Instruct not to simply recreate the story. Instead ask them to take the thing they liked and to reposition it in brand new circumstances. Often the farther away you can get from the original circumstances in the story thew more powerful the ideas will seem.
Finally check in with each pair and ask what new content they have conceptualized, leading a conversation with the whole room, offering feedback, notes and tips.
Run the exercise at least twice possibly three times.
NOTE: This format, when used by improvisers in shows, sees the improviseres engaging in the same process, except instead of workshopping their ideas into concepts, they initiate improv scenes inspired by them. This format was pioneered in Chicago in a show named The Armando Diaz Experience and is the same general framework used for UCB's flagship show Asssscat along with being the go to format for most Level One improv shows at improv theaters in the US.
INSTRUCTOR DISCUSSION POINTS / LEARNING TAKEAWAYS
CREATIVITY
This a great game for noting creativity. The time to do this is when reviewing the pairs conceptual ideation. Praise surprising or innovative uses of selected ideas for being original and daring. Encourage ideas that feel like close retellings of the original story to stretch a little farther from the source material. You might introduce the idea of the Third Thought as a technique to help participants find more creative ideas.
CONFIDENCE
You can use the storytelling portion of this exercise to work on confidence. Tell students that improv is at least 70% owning the stage. Explain that performers who use this structure for shows know that they can saet their audience at ease by quickly initiating a story after a suggestion with confidence. When improvisers act without confidence they do so to save face, telegraphing a message to the audience that they don't like what they are doing either or that their task is impossibly difficult, so please understand.

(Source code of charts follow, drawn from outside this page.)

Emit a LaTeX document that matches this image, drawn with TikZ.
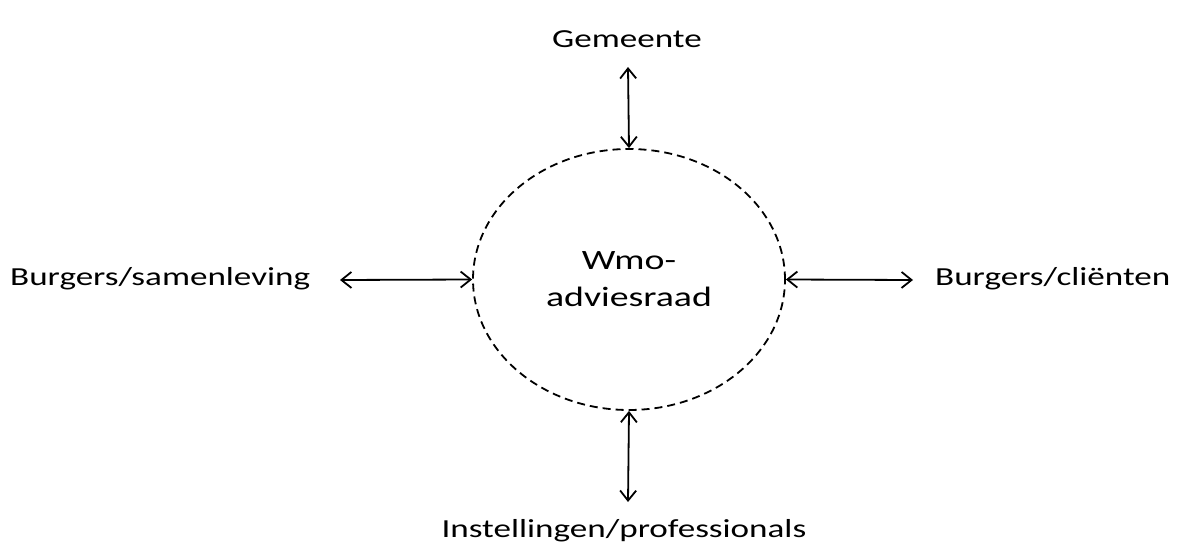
\documentclass[tikz,border=0pt]{standalone}
\usepackage{fontspec}
\setmainfont{Carlito}
\usetikzlibrary{arrows.meta,shapes.geometric}
\newcommand{\wide}[1]{\scalebox{1.35}[1]{#1}}
\tikzset{
  lbl/.style={font=\fontsize{26}{37}\selectfont, inner sep=0pt},
  biarrow/.style={line width=1.8pt, {Straight Barb[length=10pt,width=16pt,line width=1.8pt]}-{Straight Barb[length=10pt,width=16pt,line width=1.8pt]}},
  council/.style={draw, ellipse, line width=1.8pt, dash pattern=on 8pt off 5pt, inner sep=0pt,
    minimum width=312pt, minimum height=261pt, align=center, font=\fontsize{28}{37}\selectfont}
}
\begin{document}
\begin{tikzpicture}[x=1pt,y=1pt]
\useasboundingbox (0,0) rectangle (1179,542);
\node[council] (adv) at (629,262.5) {\wide{Wmo-}\\\wide{adviesraad}};
\node[lbl, anchor=base] (gem) at (627,494) {\wide{Gemeente}};
\node[lbl, anchor=base west] (sam) at (10,257) {\wide{Burgers/samenleving}};
\node[lbl, anchor=base west] (cli) at (935,257) {\wide{Burgers/cliënten}};
\node[lbl, anchor=base] (ins) at (624,5) {\wide{Instellingen/professionals}};
\coordinate (gt) at (628,475);
\coordinate (sl) at (340,262);
\coordinate (cr) at (913,262);
\coordinate (ib) at (628,40);
\draw[biarrow] (gt) -- (adv.north);
\draw[biarrow] (sl) -- (adv.west);
\draw[biarrow] (adv.east) -- (cr);
\draw[biarrow] (adv.south) -- (ib);
\end{tikzpicture}
\end{document}
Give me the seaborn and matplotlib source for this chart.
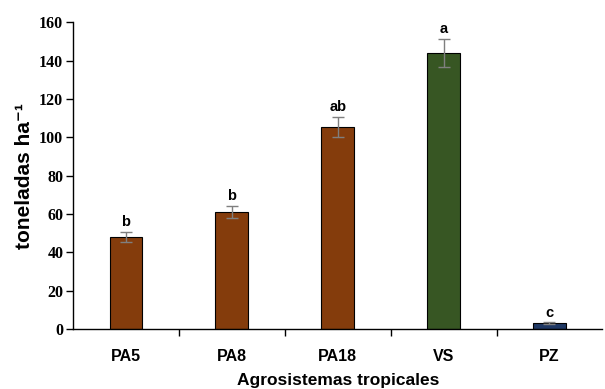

But improvisers who are confident in their actions onstage, even actions they themselves don't like, assure the audience that nothing is too terribly wriong with the show. In this way confidence is an act of charity and arrogance as it can often be framed. If working on confidence consider using the story circle variation of this exercise and instruct every participant to assure you that they really like their story as they share it.
Note as appropriate.
STORYTELLING
Limit notes to the conceptual ideation at the end of the exzercise rathyer than the stories that kick everything off. Look specifically to note slow starts that take too much time explaing the concept (Start In The Middle Of The Scene), overly talky concepts (Show, Don't Tell) and moments when the perfect might be the enemy of the good.
For storytelling you may want to do multiple rounds of conceptualization with notes. Ask participants what they like about the idea rthey have shared and to emphasize those elements. Then give them 5 minutes to adjust and revisit two or three times.
TEAM BUILDING
Lean into celebrating each other's ideas if including this exercise in a team building workshop. How can you make the ideas in someone's story look amazing? Even better, after asking the class what bideas they like, bar pairs from using ideas highlighted by either of the pair. Instyead they must pitch ideas based on each other's preferences.